Again, Pitchford is not attached to the new "Footloose," but he's not bothered. Not now, anyway.

"First time you hear that your project is being done (again) and you're not invited to do it, it stings; but I have moved on," said Pitchford. "I know I created something worth reproducing, and I don't (need) acknowledgement for my contribution. It's a whole  new world out there."

"Fame," of course, is about kids from the New York-based La Guardia Performing Arts School, who sing and dance in their quest to be famous. That mantra has infiltrated the mindset; Fox's new TV youth musical, "Glee," deals with chorus wannabes at a performing arts school — with emotional roots in "Fame" and "A Chorus Line."

"Fame" can be credited for energizing and influencing "High School Musical" as well the current flock of TV reality shows like "So You Think You Can Dance," "Dancing With the Stars," "American Idol" and "America's Got Talent."
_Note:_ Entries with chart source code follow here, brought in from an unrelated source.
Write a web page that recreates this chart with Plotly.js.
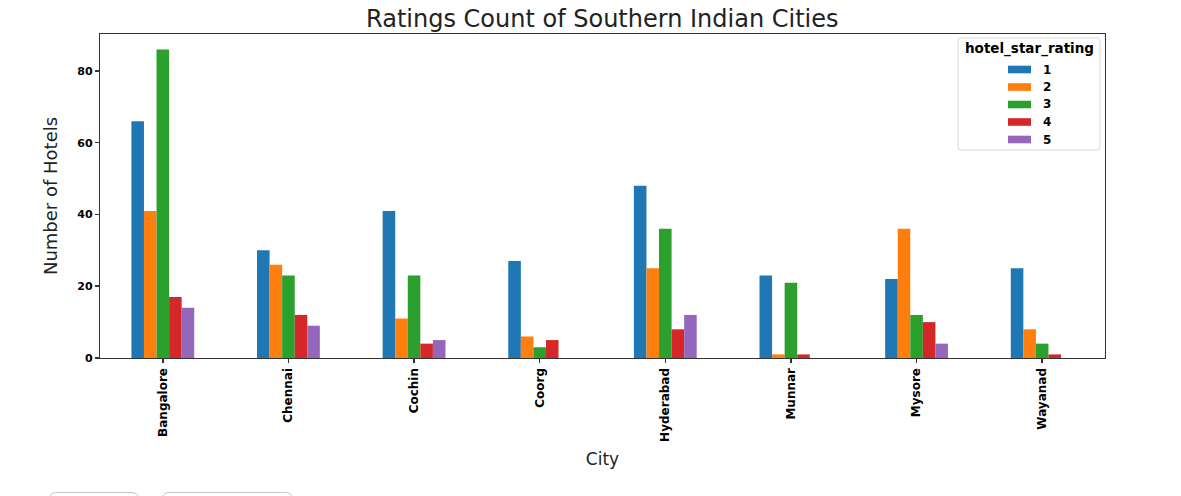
<!DOCTYPE html>
<html>
<head>
<meta charset="utf-8">
<script src="https://cdn.plot.ly/plotly-3.0.1.min.js"></script>
<style>
html,body{margin:0;padding:0;background:#fff;}
#chart{width:1181px;height:496px;}
.btn{position:absolute;top:492px;height:20px;border:1px solid #c4c7cc;border-radius:8px;background:#fff;}
</style>
</head>
<body>
<div id="chart"></div>
<div class="btn" style="left:48px;width:90px;"></div>
<div class="btn" style="left:161px;width:131px;"></div>
<script>
const cities = ["Bangalore","Chennai","Cochin","Coorg","Hyderabad","Munnar","Mysore","Wayanad"];
const ratings = ["1","2","3","4","5"];
const star1 = [66, 30, 41, 27, 48, 23, 22, 25];
const star2 = [41, 26, 11, 6, 25, 1, 36, 8];
const star3 = [86, 23, 23, 3, 36, 21, 12, 4];
const star4 = [17, 12, 4, 5, 8, 1, 10, 1];
const star5 = [14, 9, 5, 0, 12, 0, 4, 0];
const seriesValues = [star1, star2, star3, star4, star5];
const colors = ["#1f77b4","#ff7f0e","#2ca02c","#d62728","#9467bd"];
const legendTitle = "hotel_star_rating";

const traces = ratings.map((r, i) => ({
  type: "bar",
  name: r,
  x: cities,
  y: seriesValues[i],
  marker: {color: colors[i], line: {width: 0}},
  showlegend: false
}));

// plot area in pixels: x 100..1105, y 34..358
const L = 100, R = 1105, T = 34, B = 358;
const px = x => (x - L) / (R - L);
const py = y => (B - y) / (B - T);

const shapes = [];
const annotations = [];
// legend frame (rounded)
(function(){
  const x0 = 958, x1 = 1100, y0 = 38, y1 = 150, r = 3;
  const p = `M ${px(x0+r)} ${py(y0)} L ${px(x1-r)} ${py(y0)} Q ${px(x1)} ${py(y0)} ${px(x1)} ${py(y0+r)} ` +
            `L ${px(x1)} ${py(y1-r)} Q ${px(x1)} ${py(y1)} ${px(x1-r)} ${py(y1)} ` +
            `L ${px(x0+r)} ${py(y1)} Q ${px(x0)} ${py(y1)} ${px(x0)} ${py(y1-r)} ` +
            `L ${px(x0)} ${py(y0+r)} Q ${px(x0)} ${py(y0)} ${px(x0+r)} ${py(y0)} Z`;
  shapes.push({type: "path", xref: "paper", yref: "paper", path: p,
               line: {color: "#d9d9d9", width: 1}, fillcolor: "rgba(255,255,255,0.8)", layer: "above"});
})();
annotations.push({xref: "paper", yref: "paper", x: px(1029), y: py(49), xanchor: "center", yanchor: "middle",
  text: "<b>" + legendTitle + "</b>", showarrow: false,
  font: {family: "DejaVu Sans", size: 13.5, color: "#000"}});
const rowY = [69.5, 87, 104.5, 122, 139.5];
ratings.forEach((r, i) => {
  shapes.push({type: "rect", xref: "paper", yref: "paper",
    x0: px(1008), x1: px(1031), y0: py(rowY[i] - 3.8), y1: py(rowY[i] + 3.8),
    fillcolor: colors[i], line: {width: 0}, layer: "above"});
  annotations.push({xref: "paper", yref: "paper", x: px(1041), y: py(rowY[i]), xanchor: "left", yanchor: "middle",
    text: "<b>" + r + "</b>", showarrow: false,
    font: {family: "DejaVu Sans", size: 12, color: "#000"}});
});

const layout = {
  width: 1181, height: 496,
  margin: {l: L, r: 1181 - R, t: T, b: 496 - B},
  paper_bgcolor: "#fff", plot_bgcolor: "#fff",
  barmode: "group", bargap: 0.5, bargroupgap: 0,
  showlegend: false,
  title: {text: "Ratings Count of Southern Indian Cities", x: 0.51, xanchor: "center", y: 0.962, yanchor: "middle",
          font: {family: "DejaVu Sans", size: 24, color: "#222"}},
  xaxis: {
    type: "category", range: [-0.5, 7.5],
    tickangle: -90, tickfont: {family: "DejaVu Sans", size: 12, color: "#000", weight: "bold"},
    ticks: "outside", ticklen: 4, tickwidth: 1.5, tickcolor: "#333",
    showline: true, linecolor: "#333", linewidth: 1.2, mirror: true,
    showgrid: false, zeroline: false,
    title: {text: "City", font: {family: "DejaVu Sans", size: 17, color: "#222"}, standoff: 12}
  },
  yaxis: {
    range: [0, 90.3], tickvals: [0,20,40,60,80],
    tickfont: {family: "DejaVu Sans", size: 11, color: "#000", weight: "bold"},
    ticks: "outside", ticklen: 4, tickwidth: 1.5, tickcolor: "#333",
    showline: true, linecolor: "#333", linewidth: 1.2, mirror: true,
    showgrid: false, zeroline: false,
    title: {text: "Number of Hotels", font: {family: "DejaVu Sans", size: 18, color: "#222"}, standoff: 15}
  },
  shapes: shapes,
  annotations: annotations
};

Plotly.newPlot("chart", traces, layout, {displayModeBar: false, staticPlot: true});
</script>
</body>
</html>
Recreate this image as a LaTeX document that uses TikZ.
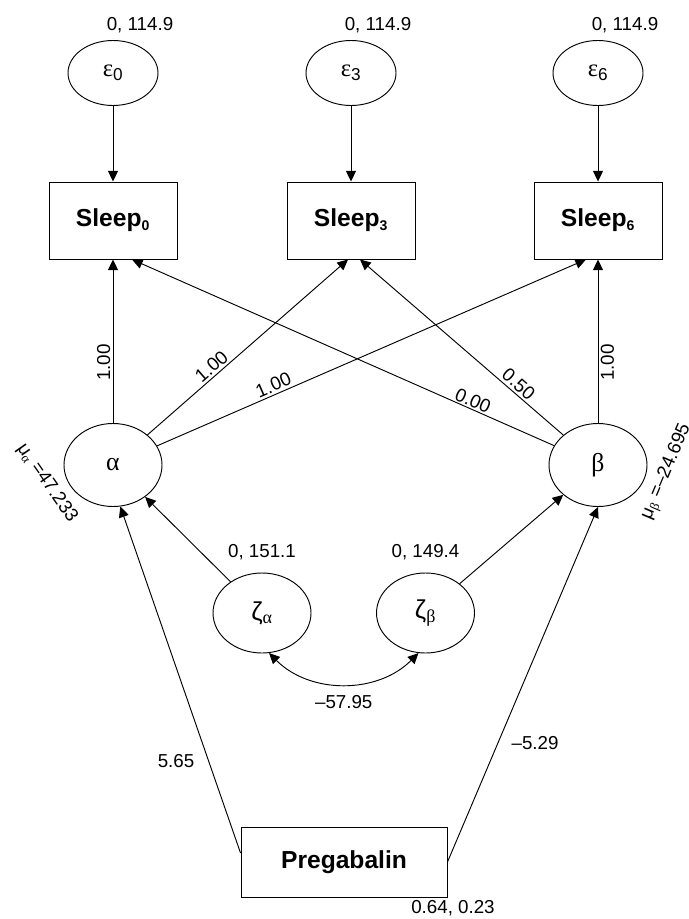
\documentclass[tikz,border=0pt]{standalone}
\usepackage{fontspec}
\setmainfont{Liberation Sans}
\newfontfamily\grk{Liberation Serif}
\usetikzlibrary{shapes.geometric,arrows.meta,calc}

\begin{document}
\begin{tikzpicture}[x=0.03cm, y=-0.03cm, line width=0.8pt,
    font=\fontsize{16}{19}\selectfont,
    arr/.style={-{Triangle[length=0.32cm,width=0.3cm]}},
    twoarr/.style={{Triangle[length=0.32cm,width=0.3cm]}-{Triangle[length=0.32cm,width=0.3cm]}},
    errvar/.style={draw, ellipse, inner sep=0pt, minimum width=2.7cm, minimum height=1.95cm, font=\fontsize{21}{24}\selectfont},
    latent/.style={draw, ellipse, inner sep=0pt, minimum width=2.94cm, minimum height=2.49cm, font=\fontsize{22}{25}\selectfont},
    obsbox/.style={draw, rectangle, inner sep=0pt, minimum width=3.84cm, minimum height=2.31cm, font=\bfseries\fontsize{21}{24}\selectfont},
    coef/.style={inner sep=2pt}]

    % Page frame
    \useasboundingbox (0,0) rectangle (688,919);

    % Error terms and observed sleep scores
    \foreach \i/\x in {0/113, 3/351, 6/598} {
        \node[errvar] (Eps\i) at (\x, 73) {{\grk ε}\textsubscript{\i}};
        \node (VarEps\i) at (\x+27, 25) {0, 114.9};
        \node[obsbox] (Sleep\i) at (\x, 220.5) {Sleep\textsubscript{\fontsize{12}{14}\selectfont\i}};
        \draw[arr] (Eps\i) -- (Sleep\i);
    }

    % Growth factors
    \node[latent] (Alpha) at (113, 465) {\grk α};
    \node[latent] (Beta) at (598, 465) {\grk β};
    \node[rotate=-55] (MuAlpha) at (47, 483) {μ\textsubscript{\grk α} =47.233};
    \node[rotate=67] (MuBeta) at (667, 472) {μ\textsubscript{\grk β} =–24.695};

    % Loadings
    \draw[arr] (Alpha) -- (Sleep0) node[coef, pos=.37, sloped, above] {1.00};
    \draw[arr] (Alpha) -- ($(Sleep3.south)+(-3,0)$) node[coef, pos=.35, sloped, above] {1.00};
    \draw[arr] (Alpha) -- ($(Sleep6.south)+(-12,0)$) node[coef, pos=.28, sloped, above] {1.00};
    \draw[arr] (Beta) -- ($(Sleep0.south)+(19,0)$) node[coef, pos=.2, sloped, above=-1pt] {0.00};
    \draw[arr] (Beta) -- ($(Sleep3.south)+(9,0)$) node[coef, pos=.25, sloped, above] {0.50};
    \draw[arr] (Beta) -- (Sleep6) node[coef, pos=.37, sloped, below] {1.00};

    % Residuals of the growth factors
    \node[latent, minimum height=2.4cm] (ZetaA) at (262, 613) {ζ\textsubscript{\grk α}};
    \node[latent, minimum height=2.4cm] (ZetaB) at (425.5, 613) {ζ\textsubscript{\grk β}};
    \node (VarZetaA) at (262, 552) {0, 151.1};
    \node (VarZetaB) at (425.5, 552) {0, 149.4};
    \draw[arr] (ZetaA) -- (Alpha);
    \draw[arr] (ZetaB) -- (Beta);
    \draw[twoarr] (ZetaA.-80) to[bend right=45] node[below=0.22cm] {–57.95} (ZetaB.-100);

    % Covariate
    \node[obsbox, minimum width=6.18cm, minimum height=2.1cm] (Pregabalin) at (344, 862) {Pregabalin};
    \node (VarPreg) at (453, 908) {0.64, 0.23};
    \draw[arr] ($(Pregabalin.west)+(0,-9)$) -- (Alpha.-80) node[pos=.265, left=0.3cm] {5.65};
    \draw[arr] (Pregabalin.east) -- (Beta.south) node[pos=.335, right=0.28cm] {–5.29};

\end{tikzpicture}
\end{document}
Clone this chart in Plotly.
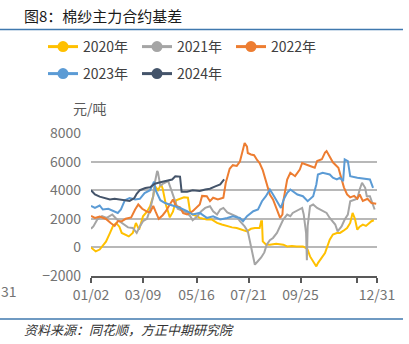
import plotly.graph_objects as go

# ---------------- data (day of year on a common calendar, basis in 元/吨) ----------------
day_2020 = [2, 5, 8, 13, 17, 21, 26, 30, 34, 38, 41, 46, 50, 55, 59, 63, 68, 73, 77, 81, 83, 87, 91, 93,
            97, 102, 106, 110, 115, 120, 125, 128, 131, 137, 140, 149, 155, 162, 168, 175, 181, 187, 194,
            200, 205, 210, 216, 218, 219, 220, 224, 229, 237, 246, 251, 257, 263, 271, 275, 277, 280, 284,
            288, 290, 293, 299, 305, 309, 314, 318, 322, 327, 331, 334, 337, 340, 343, 347, 351, 355, 358, 361]
basis_2020 = [0, -150, -280, -150, 100, 400, 1000, 1500, 1700, 1450, 1010, 900, 770, 1010, 1710, 1240, 2180,
              2500, 2880, 3600, 4300, 4000, 4400, 4100, 3000, 2100, 2500, 3300, 3400, 3500, 3470, 2410, 2300,
              2180, 2060, 1950, 1950, 1710, 1600, 1470, 1400, 1360, 1250, 1120, 1300, 1360, 1360, 1830, 1830,
              420, 200, 190, 250, 190, 70, 100, 70, 70, -50, -160, -630, -1000, -1330, -1100, -860, -390, 540,
              900, 1000, 1010, 1150, 1360, 1710, 2410, 2000, 1240, 1450, 1590, 1500, 1700, 1830, 1900]

day_2021 = [2, 5, 10, 16, 22, 29, 35, 41, 49, 55, 60, 64, 68, 73, 77, 81, 83, 86, 87, 90, 93, 100, 105, 109,
            112, 117, 124, 128, 131, 137, 142, 147, 153, 157, 162, 166, 170, 175, 182, 187, 191, 197, 201,
            204, 206, 210, 214, 218, 222, 225, 229, 233, 238, 242, 246, 251, 255, 258, 265, 270, 272, 275,
            276, 277, 280, 284, 289, 293, 296, 301, 305, 312, 315, 320, 324, 328, 331, 336, 340, 343, 346,
            350, 352, 356, 358, 362]
basis_2021 = [1300, 1470, 1950, 2180, 2060, 2300, 1950, 1710, 1400, 1360, 1010, 1470, 1830, 2000, 2650, 3580,
              4520, 5340, 5250, 4300, 4450, 4630, 3900, 3200, 2700, 2600, 2410, 2180, 1900, 2180, 2530, 2760,
              2880, 2530, 2300, 2650, 2760, 2450, 2300, 2150, 1830, 1470, 1120, 310, -390, -1210, -950, -700,
              -350, 190, 500, 660, 1010, 1470, 1950, 2300, 2180, 2410, 2650, 2760, 2300, 1000, -900, 1500,
              2880, 3000, 2760, 2650, 2530, 2410, 2060, 1600, 1120, 1470, 1950, 2300, 3230, 3350, 3400, 4050,
              4520, 4170, 3580, 3580, 3230, 2650]

day_2022 = [2, 7, 13, 21, 27, 32, 36, 41, 46, 53, 58, 62, 67, 73, 77, 81, 84, 88, 93, 97, 102, 106, 110, 115,
            119, 124, 131, 137, 140, 143, 149, 153, 157, 163, 170, 173, 178, 182, 187, 191, 195, 197, 200,
            201, 205, 209, 213, 216, 220, 225, 229, 233, 238, 242, 245, 246, 251, 255, 261, 267, 270, 276,
            280, 286, 289, 295, 299, 301, 305, 309, 316, 319, 323, 327, 331, 336, 340, 343, 347, 353, 358, 364]
basis_2022 = [2200, 2060, 2150, 1990, 1700, 1500, 1830, 1830, 2000, 2100, 2650, 3000, 2700, 2500, 2450, 2900,
              2500, 2000, 2250, 2530, 3000, 3350, 2900, 2800, 2400, 2300, 2530, 2880, 3000, 3600, 3580, 3230,
              3470, 3350, 3470, 4500, 5500, 5750, 5700, 6000, 6800, 7300, 7050, 6600, 6500, 6450, 6100, 5900,
              5400, 4400, 3700, 3350, 2650, 2060, 2300, 3200, 4750, 5220, 4980, 5450, 5900, 5800, 5690, 5570,
              6040, 6160, 6630, 6740, 6300, 5950, 5570, 4900, 4200, 3700, 3500, 3600, 3400, 3700, 3250, 3400,
              3100, 3050]

day_2023 = [2, 7, 13, 17, 24, 30, 36, 40, 45, 51, 58, 64, 70, 77, 82, 84, 90, 96, 102, 109, 115, 124, 131,
            140, 149, 157, 166, 175, 182, 191, 195, 200, 208, 214, 219, 224, 229, 233, 238, 243, 247, 251,
            255, 264, 271, 277, 284, 288, 290, 296, 305, 309, 314, 318, 322, 324, 328, 331, 340, 347, 356, 360]
basis_2023 = [2900, 2760, 2930, 2650, 2700, 2530, 2410, 2650, 3300, 3450, 3350, 3400, 3800, 4000, 4600, 4000,
              3300, 3100, 3000, 2900, 2760, 2530, 2300, 2410, 2060, 2180, 1950, 2060, 2180, 2060, 1830, 2180,
              2530, 2650, 3230, 3580, 4050, 3700, 3230, 2760, 3400, 3820, 4050, 3700, 3580, 3230, 3580, 4400,
              5100, 5220, 5100, 4870, 4750, 4870, 4630, 6160, 6040, 4980, 4870, 4800, 4750, 4170]

day_2024 = [2, 7, 13, 20, 26, 32, 39, 45, 51, 57, 60, 64, 71, 77, 83, 90, 97, 105, 109, 115, 117, 124, 131,
            140, 147, 153, 159, 166, 171]
basis_2024 = [4000, 3700, 3550, 3450, 3350, 3400, 3350, 3300, 3250, 3450, 3750, 4000, 4150, 4200, 4450, 4550,
              4650, 4750, 4980, 4950, 3900, 3900, 4000, 3950, 4050, 4100, 4250, 4400, 4750]

series_names = ["2020年", "2021年", "2022年", "2023年", "2024年"]
series_days = [day_2020, day_2021, day_2022, day_2023, day_2024]
series_vals = [basis_2020, basis_2021, basis_2022, basis_2023, basis_2024]
series_colors = ["#FFC000", "#A5A5A5", "#ED7D31", "#5B9BD5", "#44546A"]

tick_days = [2, 68, 136, 202, 268, 340, 365]
tick_text = ["01/02", "03/09", "05/16", "07/21", "09/25", "", "12/31"]
y_ticks = [-2000, 0, 2000, 4000, 6000, 8000]

title_text = "图8：棉纱主力合约基差"
source_text = "资料来源：同花顺，方正中期研究院"
unit_text = "元/吨"
edge_label = "31"

# ---------------- layout helpers ----------------
W, H = 409, 344
L, R, T, B = 91, 32, 133, 68
PW, PH = W - L - R, H - T - B


def px(xp):
    return (xp - L) / PW


def py(yp):
    return (H - B - yp) / PH


FONT = "Noto Sans CJK SC, Noto Sans, sans-serif"

fig = go.Figure()
for name, d, v, c in zip(series_names, series_days, series_vals, series_colors):
    fig.add_trace(go.Scatter(x=d, y=v, mode="lines", line=dict(color=c, width=2),
                             showlegend=False, hoverinfo="skip"))

# legend entries (two rows)
for i, (name, c) in enumerate(zip(series_names, series_colors)):
    fig.add_trace(go.Scatter(x=[None], y=[None], mode="lines+markers", name=name,
                             line=dict(color=c, width=3), marker=dict(color=c, size=11),
                             legend="legend" if i < 3 else "legend2"))

leg_common = dict(orientation="h", xanchor="left", yanchor="middle",
                  font=dict(family=FONT, size=14, color="#404040"),
                  entrywidth=49, entrywidthmode="pixels", bgcolor="rgba(0,0,0,0)",
                  borderwidth=0, itemwidth=30, tracegroupgap=0)

fig.update_layout(
    width=W, height=H,
    margin=dict(l=L, r=R, t=T, b=B, pad=0),
    paper_bgcolor="white", plot_bgcolor="white",
    font=dict(family=FONT),
    legend=dict(x=px(43), y=py(47), **leg_common),
    legend2=dict(x=px(43), y=py(74), **leg_common),
    xaxis=dict(range=[2, 365], tickmode="array", tickvals=tick_days, ticktext=tick_text,
               showgrid=False, zeroline=False, showline=True, linecolor="#595959", linewidth=1.5,
               ticks="outside", ticklen=5, tickcolor="#595959", tickwidth=1.5,
               tickfont=dict(family=FONT, size=14, color="#737373")),
    yaxis=dict(range=[-2000, 8000], tickmode="array", tickvals=y_ticks,
               showgrid=True, gridcolor="#B8B8B8", gridwidth=1.5, zeroline=False,
               showline=False, ticks="", ticklabelstandoff=9,
               tickfont=dict(family=FONT, size=14, color="#737373")),
)

fig.add_annotation(text=title_text, xref="paper", yref="paper", x=px(22), y=py(15),
                   xanchor="left", yanchor="middle", showarrow=False,
                   font=dict(family=FONT, size=15, color="#1a1a1a"))
fig.add_annotation(text=source_text, xref="paper", yref="paper", x=px(22), y=py(329),
                   xanchor="left", yanchor="middle", showarrow=False,
                   font=dict(family=FONT, size=13, color="#333333", style="italic"))
fig.add_annotation(text=unit_text, xref="paper", yref="paper", x=px(90), y=py(108),
                   xanchor="center", yanchor="middle", showarrow=False,
                   font=dict(family=FONT, size=14, color="#595959"))
fig.add_annotation(text=edge_label, xref="paper", yref="paper", x=px(0), y=py(291),
                   xanchor="left", yanchor="middle", showarrow=False, borderpad=0,
                   font=dict(family=FONT, size=14, color="#737373"))

for yline in (29.5, 319):
    fig.add_shape(type="line", xref="paper", yref="paper", x0=px(0), x1=px(403),
                  y0=py(yline), y1=py(yline), line=dict(color="#3F78AE", width=1.5))

fig.write_html("out.html")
This drive for stardom also has been a central theme with the earlier revival of Broadway's "A Chorus Line" and "Every Little Step," the companion documentary of the making and mounting of the revival and the original Tony Award-winning musical, where getting a job, and a taste of fame, is the ticket to the spotlight.

But whoa, Pitchford is somewhat relieved to finally distance himself from this genre.

"I look back and I was becoming the Zac Efron of Broadway creators, doing shows with high school themes," said Pitchford. Besides "Fame" and "Footloose," Pitchford scripted a  1989 film called "Sing," about a talent contest at a Brooklyn high school, and "Carrie," a stage musical with Pitchford's lyrics, that was a 1988  Broadway casualty.

His latest passion is fiction. His second novel for youths, "Captain Nobody," was released this summer and launches in many markets in the weeks and months ahead. His first, "The Big One-Oh," was a Grammy nominee for best audio recording when he recorded the story, a formula he has repeated for "Captain Nobody."

Pitchford found his inspiration for "Captain Nobody" only after finishing the book.

"It's about a little guy who makes good, living in the shadows of a more famous family member, and when the book was over and done, I said to myself, 'Omigod, that is my story, when I was 11."

His own father moved 5,000 miles away from Honolulu and Pitchford — for the rest of his adolescent years — desperately tried to get his parents back together. "I wrote my father letters; I'd bring my mother flowers, telling her they were from my dad, trying to make our broken family whole again," he said.

Nowadays, he is shuttling from his West Coast digs to New York, where he is working on a Broadway project he can't yet divulge.

He doesn't miss performing but he's ecstatic about  the process of creating theater. "There is something about the magic of working in the theater," said Pitchford. "It's the only form where everybody who is creating is in the same room at the same time together."

Pitchford said his new musical will stretch his profile as a creative artist, meaning no more shows about kids singing, dancing and chasing stardom.

But, he said, if and when the time comes, his tombstone will inevitably quote his most famous line: "I'm gonna live forever, baby, remember my name. Fame." Amen!